* _DATA SHOWN_

** START **

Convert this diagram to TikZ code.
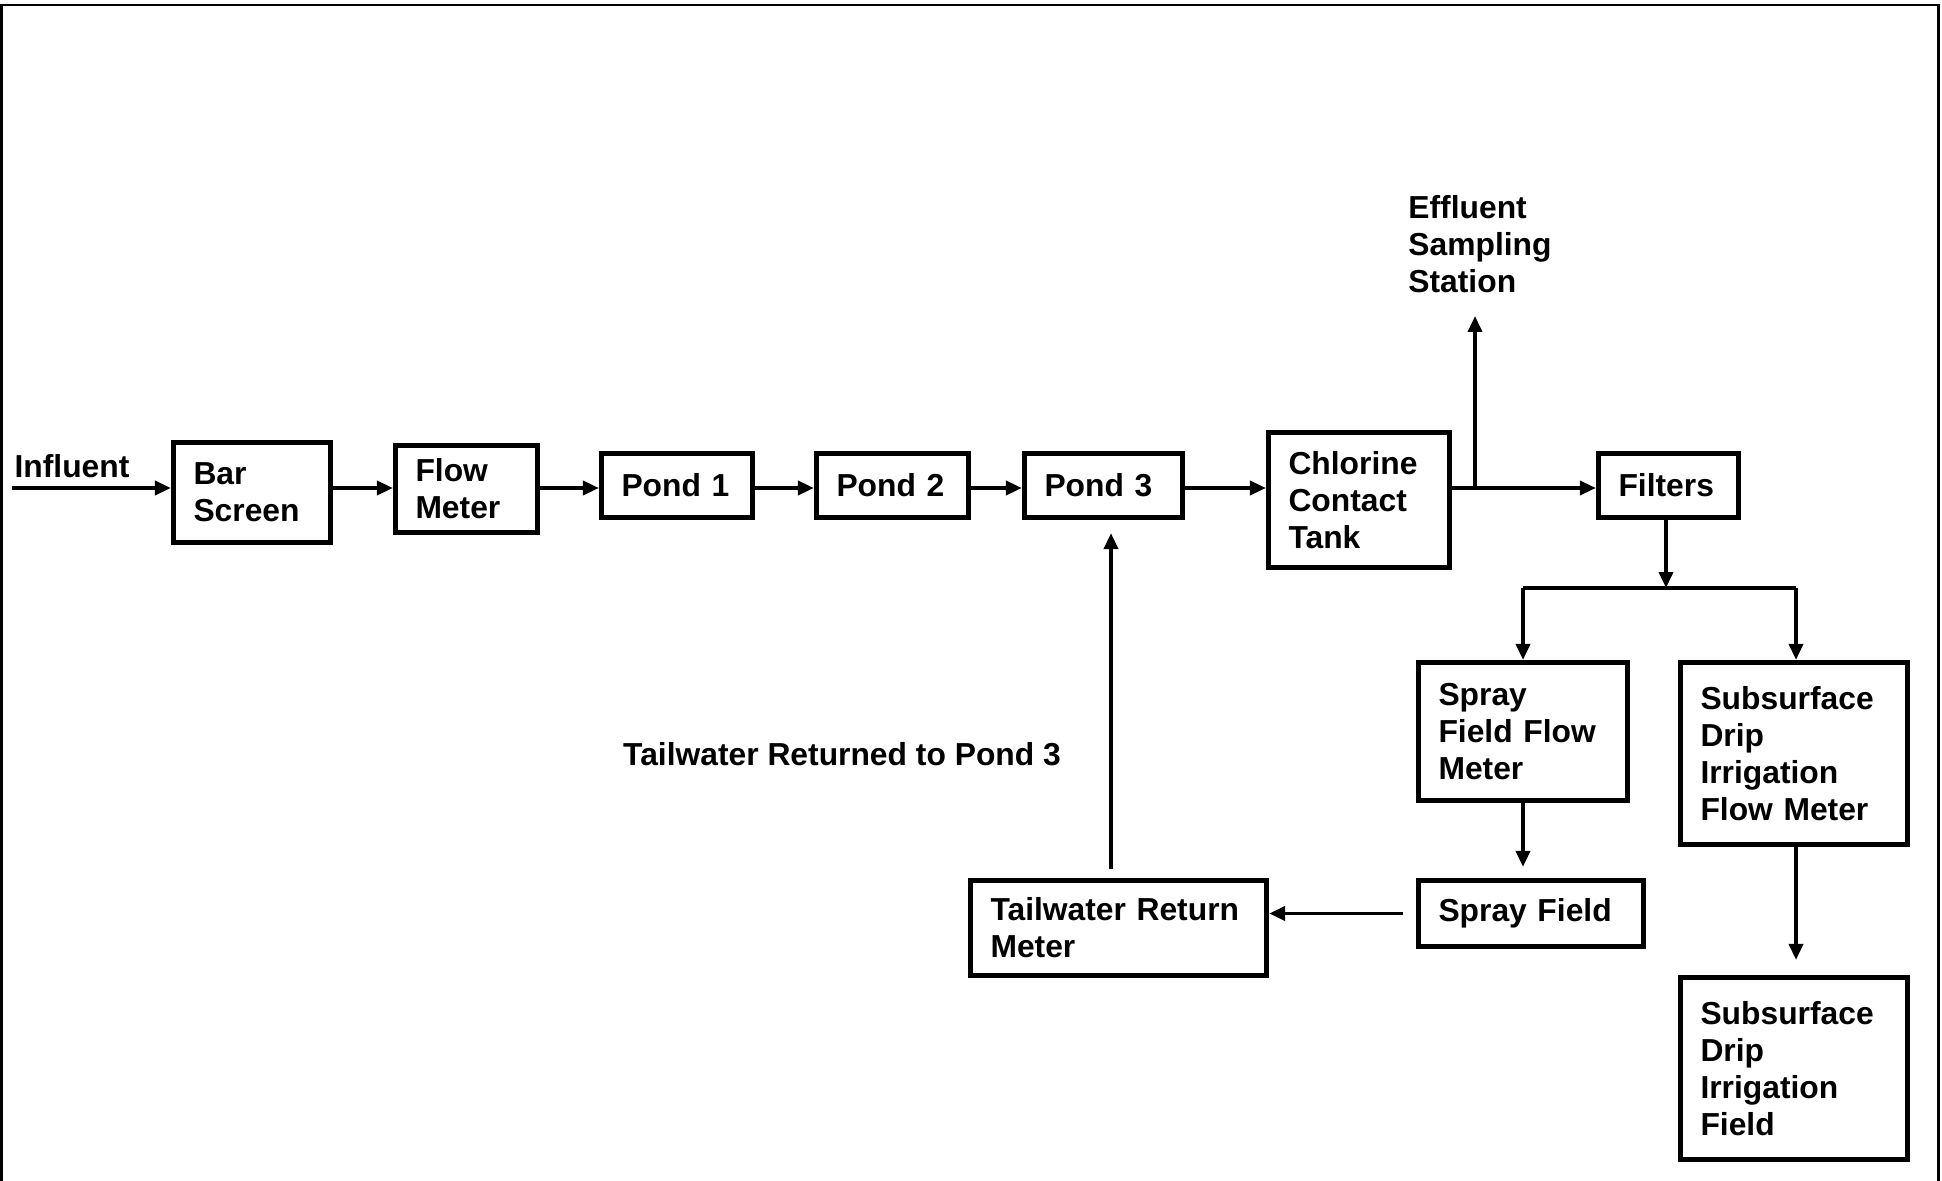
\documentclass[tikz,border=0pt]{standalone}
\usepackage{fontspec}
\setmainfont{Liberation Sans}
\usetikzlibrary{arrows.meta}
\begin{document}
\begin{tikzpicture}[x=0.5pt,y=-0.5pt,
  font=\fontsize{15.9}{18.4}\selectfont\bfseries,
  box/.style={draw, line width=2.6pt, align=left, inner xsep=10pt, inner ysep=0pt},
  arr/.style={line width=1.8pt, -{Triangle[length=8pt,width=7pt]}},
  plain/.style={line width=1.8pt},
  lbl/.style={inner sep=0pt, align=left}]
\useasboundingbox (0,0) rectangle (1942,1181);
\draw[line width=1.4pt] (1.5,1181) -- (1.5,5) -- (1938.5,5) -- (1938.5,1181);

% boxes
\node[box, minimum width=78.5pt, minimum height=50pt, text width=58.5pt] (bs) at (252,492.5) {Bar\\Screen};
\node[box, minimum width=71pt, minimum height=43.5pt, text width=51pt] (fm) at (466.5,489) {Flow\\Meter};
\node[box, minimum width=75.5pt, minimum height=32pt, text width=55.5pt] (p1) at (677,485.5) {Pond 1};
\node[box, minimum width=76pt, minimum height=32pt, text width=56pt] (p2) at (892.5,485.5) {Pond 2};
\node[box, minimum width=79pt, minimum height=32pt, text width=59pt] (p3) at (1103.5,485.5) {Pond 3};
\node[box, minimum width=90.5pt, minimum height=67.5pt, text width=70.5pt] (cct) at (1359,500) {Chlorine\\Contact\\Tank};
\node[box, minimum width=70pt, minimum height=32pt, text width=50pt] (fil) at (1668.5,485.5) {Filters};
\node[box, minimum width=104.5pt, minimum height=69pt, text width=84.5pt] (sffm) at (1523,731.5) {Spray\\Field Flow\\Meter};
\node[box, minimum width=113.5pt, minimum height=91pt, text width=93.5pt] (sdfm) at (1794,753.5) {Subsurface\\Drip\\Irrigation\\Flow Meter};
\node[box, minimum width=112.5pt, minimum height=33pt, text width=92.5pt] (sf) at (1531,913.5) {Spray Field};
\node[box, minimum width=113.5pt, minimum height=91pt, text width=93.5pt] (sdf) at (1794,1068.5) {Subsurface\\Drip\\Irrigation\\Field};
\node[box, minimum width=148pt, minimum height=47.5pt, text width=128pt] (trm) at (1118.5,928) {Tailwater Return\\Meter};

% labels
\node[lbl] (inflbl) at (72,466) {Influent};
\node[lbl, anchor=west] (efflbl) at (1408,244) {Effluent\\Sampling\\Station};
\node[lbl] (twlbl) at (842,754) {Tailwater Returned to Pond 3};

% coordinates
\coordinate (ml) at (0,488);
\coordinate (inf) at (12,488);
\coordinate (es) at (1475,316);
\coordinate (jn) at (1666,588);
\coordinate (jl) at (1523,588);
\coordinate (jr) at (1796,588);
\coordinate (tw) at (1111,0);

% main line
\draw[arr] (inf) -- (bs.west |- ml);
\draw[arr] (bs.east |- ml) -- (fm.west |- ml);
\draw[arr] (fm.east |- ml) -- (p1.west |- ml);
\draw[arr] (p1.east |- ml) -- (p2.west |- ml);
\draw[arr] (p2.east |- ml) -- (p3.west |- ml);
\draw[arr] (p3.east |- ml) -- (cct.west |- ml);
\draw[arr] (cct.east |- ml) -- (fil.west |- ml);
\draw[arr] (es |- ml) -- (es);

% distribution
\draw[arr] (fil.south -| jn) -- (jn);
\draw[plain] (jl) -- (jr);
\draw[arr] (jl) -- (sffm.north);
\draw[arr] (jr) -- (jr |- sdfm.north);
\draw[arr, shorten >=5.5pt] (sffm.south) -- (sffm.south |- sf.north);
\draw[arr, shorten >=7.5pt] (sdfm.south -| jr) -- (jr |- sdf.north);
\draw[arr, shorten <=6.5pt] (sf.west) -- (sf.west -| trm.east);
\draw[arr, shorten <=4.5pt, shorten >=6.5pt] (trm.north -| tw) -- (p3.south -| tw);
\end{tikzpicture}
\end{document}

** END **

Repeat the listing in full and exactly. Do not include any images.

* _EXERCISE RESULT_
Convert this diagram to TikZ code.
\documentclass[tikz,border=0pt]{standalone}
\usepackage{fontspec}
\setmainfont{Liberation Sans}
\usetikzlibrary{arrows.meta}
\begin{document}
\begin{tikzpicture}[x=0.5pt,y=-0.5pt,
  font=\fontsize{15.9}{18.4}\selectfont\bfseries,
  box/.style={draw, line width=2.6pt, align=left, inner xsep=10pt, inner ysep=0pt},
  arr/.style={line width=1.8pt, -{Triangle[length=8pt,width=7pt]}},
  plain/.style={line width=1.8pt},
  lbl/.style={inner sep=0pt, align=left}]
\useasboundingbox (0,0) rectangle (1942,1181);
\draw[line width=1.4pt] (1.5,1181) -- (1.5,5) -- (1938.5,5) -- (1938.5,1181);

% boxes
\node[box, minimum width=78.5pt, minimum height=50pt, text width=58.5pt] (bs) at (252,492.5) {Bar\\Screen};
\node[box, minimum width=71pt, minimum height=43.5pt, text width=51pt] (fm) at (466.5,489) {Flow\\Meter};
\node[box, minimum width=75.5pt, minimum height=32pt, text width=55.5pt] (p1) at (677,485.5) {Pond 1};
\node[box, minimum width=76pt, minimum height=32pt, text width=56pt] (p2) at (892.5,485.5) {Pond 2};
\node[box, minimum width=79pt, minimum height=32pt, text width=59pt] (p3) at (1103.5,485.5) {Pond 3};
\node[box, minimum width=90.5pt, minimum height=67.5pt, text width=70.5pt] (cct) at (1359,500) {Chlorine\\Contact\\Tank};
\node[box, minimum width=70pt, minimum height=32pt, text width=50pt] (fil) at (1668.5,485.5) {Filters};
\node[box, minimum width=104.5pt, minimum height=69pt, text width=84.5pt] (sffm) at (1523,731.5) {Spray\\Field Flow\\Meter};
\node[box, minimum width=113.5pt, minimum height=91pt, text width=93.5pt] (sdfm) at (1794,753.5) {Subsurface\\Drip\\Irrigation\\Flow Meter};
\node[box, minimum width=112.5pt, minimum height=33pt, text width=92.5pt] (sf) at (1531,913.5) {Spray Field};
\node[box, minimum width=113.5pt, minimum height=91pt, text width=93.5pt] (sdf) at (1794,1068.5) {Subsurface\\Drip\\Irrigation\\Field};
\node[box, minimum width=148pt, minimum height=47.5pt, text width=128pt] (trm) at (1118.5,928) {Tailwater Return\\Meter};

% labels
\node[lbl] (inflbl) at (72,466) {Influent};
\node[lbl, anchor=west] (efflbl) at (1408,244) {Effluent\\Sampling\\Station};
\node[lbl] (twlbl) at (842,754) {Tailwater Returned to Pond 3};

% coordinates
\coordinate (ml) at (0,488);
\coordinate (inf) at (12,488);
\coordinate (es) at (1475,316);
\coordinate (jn) at (1666,588);
\coordinate (jl) at (1523,588);
\coordinate (jr) at (1796,588);
\coordinate (tw) at (1111,0);

% main line
\draw[arr] (inf) -- (bs.west |- ml);
\draw[arr] (bs.east |- ml) -- (fm.west |- ml);
\draw[arr] (fm.east |- ml) -- (p1.west |- ml);
\draw[arr] (p1.east |- ml) -- (p2.west |- ml);
\draw[arr] (p2.east |- ml) -- (p3.west |- ml);
\draw[arr] (p3.east |- ml) -- (cct.west |- ml);
\draw[arr] (cct.east |- ml) -- (fil.west |- ml);
\draw[arr] (es |- ml) -- (es);

% distribution
\draw[arr] (fil.south -| jn) -- (jn);
\draw[plain] (jl) -- (jr);
\draw[arr] (jl) -- (sffm.north);
\draw[arr] (jr) -- (jr |- sdfm.north);
\draw[arr, shorten >=5.5pt] (sffm.south) -- (sffm.south |- sf.north);
\draw[arr, shorten >=7.5pt] (sdfm.south -| jr) -- (jr |- sdf.north);
\draw[arr, shorten <=6.5pt] (sf.west) -- (sf.west -| trm.east);
\draw[arr, shorten <=4.5pt, shorten >=6.5pt] (trm.north -| tw) -- (p3.south -| tw);
\end{tikzpicture}
\end{document}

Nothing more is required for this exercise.